__Task objective__. Pull out every line in the data that has the string "script" in it.

__Input rows__.
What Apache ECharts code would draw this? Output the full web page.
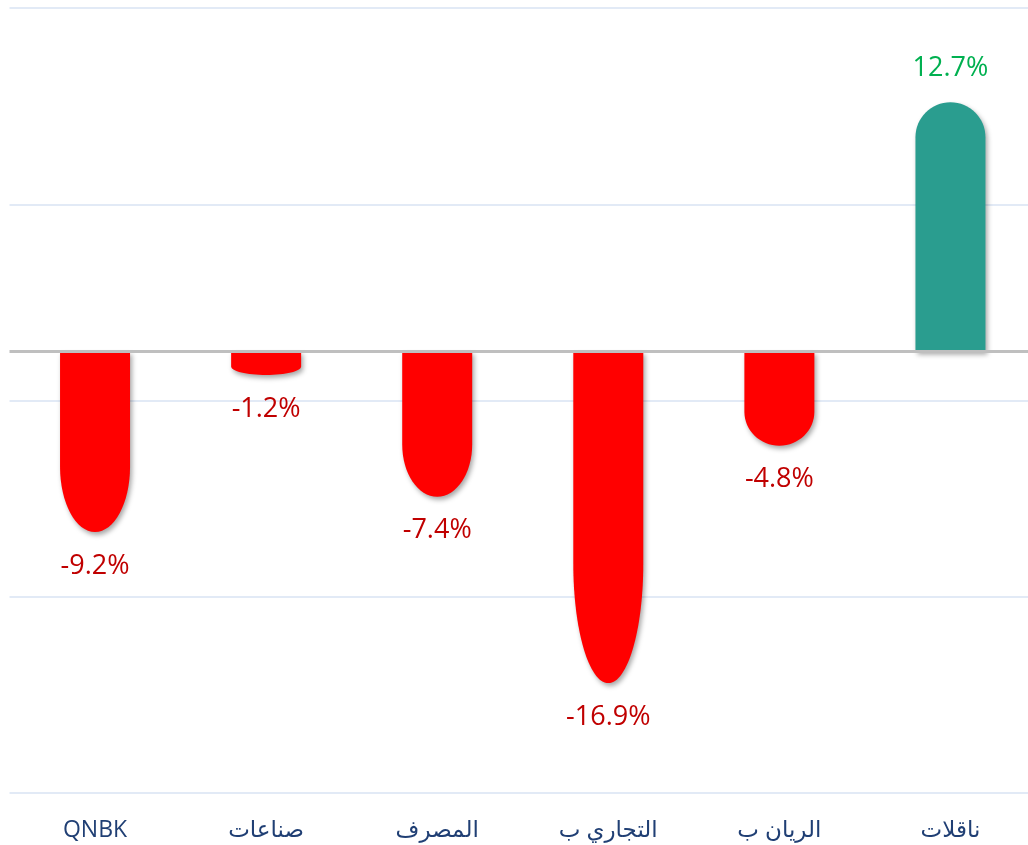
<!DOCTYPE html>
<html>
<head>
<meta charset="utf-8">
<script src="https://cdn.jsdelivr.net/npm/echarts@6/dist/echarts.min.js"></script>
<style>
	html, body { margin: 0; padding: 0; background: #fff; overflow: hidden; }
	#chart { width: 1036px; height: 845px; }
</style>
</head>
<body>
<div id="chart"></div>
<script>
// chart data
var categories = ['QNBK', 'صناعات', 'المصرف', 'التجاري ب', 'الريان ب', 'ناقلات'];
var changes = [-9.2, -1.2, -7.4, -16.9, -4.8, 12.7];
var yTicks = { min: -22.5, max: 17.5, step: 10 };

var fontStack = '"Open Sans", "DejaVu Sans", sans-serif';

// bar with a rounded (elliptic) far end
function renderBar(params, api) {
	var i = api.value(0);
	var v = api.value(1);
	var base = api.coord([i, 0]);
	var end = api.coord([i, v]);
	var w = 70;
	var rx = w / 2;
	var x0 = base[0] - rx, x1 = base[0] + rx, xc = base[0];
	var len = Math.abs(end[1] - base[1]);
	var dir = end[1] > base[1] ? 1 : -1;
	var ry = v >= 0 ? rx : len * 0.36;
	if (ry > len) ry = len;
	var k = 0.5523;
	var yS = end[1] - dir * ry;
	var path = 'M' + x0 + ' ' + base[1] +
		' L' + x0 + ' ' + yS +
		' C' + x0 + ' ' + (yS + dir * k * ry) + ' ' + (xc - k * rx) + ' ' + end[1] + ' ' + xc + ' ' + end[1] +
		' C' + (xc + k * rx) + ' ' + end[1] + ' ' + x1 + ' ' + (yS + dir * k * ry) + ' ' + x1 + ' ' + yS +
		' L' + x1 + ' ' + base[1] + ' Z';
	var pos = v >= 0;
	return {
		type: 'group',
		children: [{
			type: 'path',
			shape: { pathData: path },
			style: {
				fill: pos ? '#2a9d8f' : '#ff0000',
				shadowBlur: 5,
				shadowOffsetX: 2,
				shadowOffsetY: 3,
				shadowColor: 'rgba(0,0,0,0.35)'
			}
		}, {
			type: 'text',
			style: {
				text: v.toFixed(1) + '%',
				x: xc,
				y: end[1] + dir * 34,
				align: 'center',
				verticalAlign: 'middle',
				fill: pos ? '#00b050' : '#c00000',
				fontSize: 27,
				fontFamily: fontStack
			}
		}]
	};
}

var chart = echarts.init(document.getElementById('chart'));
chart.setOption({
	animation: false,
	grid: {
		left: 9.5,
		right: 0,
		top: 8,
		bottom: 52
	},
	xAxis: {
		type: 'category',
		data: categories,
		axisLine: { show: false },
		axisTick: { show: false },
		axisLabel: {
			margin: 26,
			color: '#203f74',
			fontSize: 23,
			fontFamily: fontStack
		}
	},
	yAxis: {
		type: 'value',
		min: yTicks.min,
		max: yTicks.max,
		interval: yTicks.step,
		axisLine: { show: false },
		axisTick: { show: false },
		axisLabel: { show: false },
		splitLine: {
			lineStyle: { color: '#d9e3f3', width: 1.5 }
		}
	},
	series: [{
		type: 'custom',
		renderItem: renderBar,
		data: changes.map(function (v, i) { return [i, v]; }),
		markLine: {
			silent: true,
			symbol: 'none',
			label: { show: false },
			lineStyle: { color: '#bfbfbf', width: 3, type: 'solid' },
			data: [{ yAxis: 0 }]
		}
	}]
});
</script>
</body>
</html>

--

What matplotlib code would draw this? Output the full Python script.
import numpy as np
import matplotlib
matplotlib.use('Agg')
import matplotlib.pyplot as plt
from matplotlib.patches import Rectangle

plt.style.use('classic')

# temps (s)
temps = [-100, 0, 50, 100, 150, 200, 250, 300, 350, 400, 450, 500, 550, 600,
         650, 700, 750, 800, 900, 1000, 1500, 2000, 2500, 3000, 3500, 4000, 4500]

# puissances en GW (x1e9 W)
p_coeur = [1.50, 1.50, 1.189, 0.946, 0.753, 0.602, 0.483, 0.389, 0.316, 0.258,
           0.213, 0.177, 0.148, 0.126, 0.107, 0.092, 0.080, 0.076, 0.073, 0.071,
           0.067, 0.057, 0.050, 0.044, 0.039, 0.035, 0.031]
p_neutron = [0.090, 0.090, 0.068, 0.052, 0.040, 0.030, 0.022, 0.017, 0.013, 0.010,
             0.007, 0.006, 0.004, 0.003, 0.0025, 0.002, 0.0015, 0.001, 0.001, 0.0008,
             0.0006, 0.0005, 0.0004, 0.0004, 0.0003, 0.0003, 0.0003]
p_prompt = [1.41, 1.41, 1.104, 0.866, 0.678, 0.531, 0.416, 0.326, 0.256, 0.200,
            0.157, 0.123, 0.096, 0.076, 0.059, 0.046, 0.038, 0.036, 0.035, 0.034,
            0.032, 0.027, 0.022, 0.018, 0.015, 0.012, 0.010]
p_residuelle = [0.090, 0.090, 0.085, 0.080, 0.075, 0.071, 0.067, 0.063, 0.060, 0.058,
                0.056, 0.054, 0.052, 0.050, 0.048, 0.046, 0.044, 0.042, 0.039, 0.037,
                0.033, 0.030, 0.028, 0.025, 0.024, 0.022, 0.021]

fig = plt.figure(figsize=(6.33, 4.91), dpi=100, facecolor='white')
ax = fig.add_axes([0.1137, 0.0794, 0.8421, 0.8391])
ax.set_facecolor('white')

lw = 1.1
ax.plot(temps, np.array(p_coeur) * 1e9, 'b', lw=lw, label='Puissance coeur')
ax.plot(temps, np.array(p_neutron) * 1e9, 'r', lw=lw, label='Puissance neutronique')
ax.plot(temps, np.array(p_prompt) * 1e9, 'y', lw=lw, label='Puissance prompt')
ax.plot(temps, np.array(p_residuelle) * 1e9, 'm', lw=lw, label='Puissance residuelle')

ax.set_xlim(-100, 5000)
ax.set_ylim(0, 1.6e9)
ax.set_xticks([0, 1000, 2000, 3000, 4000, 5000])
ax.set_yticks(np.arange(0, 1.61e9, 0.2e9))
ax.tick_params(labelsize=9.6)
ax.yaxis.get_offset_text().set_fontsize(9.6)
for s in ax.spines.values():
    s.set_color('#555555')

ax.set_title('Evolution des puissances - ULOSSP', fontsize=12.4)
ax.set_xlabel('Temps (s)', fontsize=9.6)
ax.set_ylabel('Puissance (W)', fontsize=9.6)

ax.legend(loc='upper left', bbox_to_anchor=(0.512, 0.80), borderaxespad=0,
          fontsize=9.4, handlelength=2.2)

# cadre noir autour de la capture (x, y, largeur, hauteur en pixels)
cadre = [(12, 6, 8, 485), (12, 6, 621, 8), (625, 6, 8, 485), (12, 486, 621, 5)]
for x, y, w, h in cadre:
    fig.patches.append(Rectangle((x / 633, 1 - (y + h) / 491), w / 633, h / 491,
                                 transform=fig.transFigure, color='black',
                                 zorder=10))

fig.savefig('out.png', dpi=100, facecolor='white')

__Task output__.
<script src="https://cdn.jsdelivr.net/npm/echarts@6/dist/echarts.min.js"></script>
<script>
</script>
What matplotlib code would draw this? Output the full Python script.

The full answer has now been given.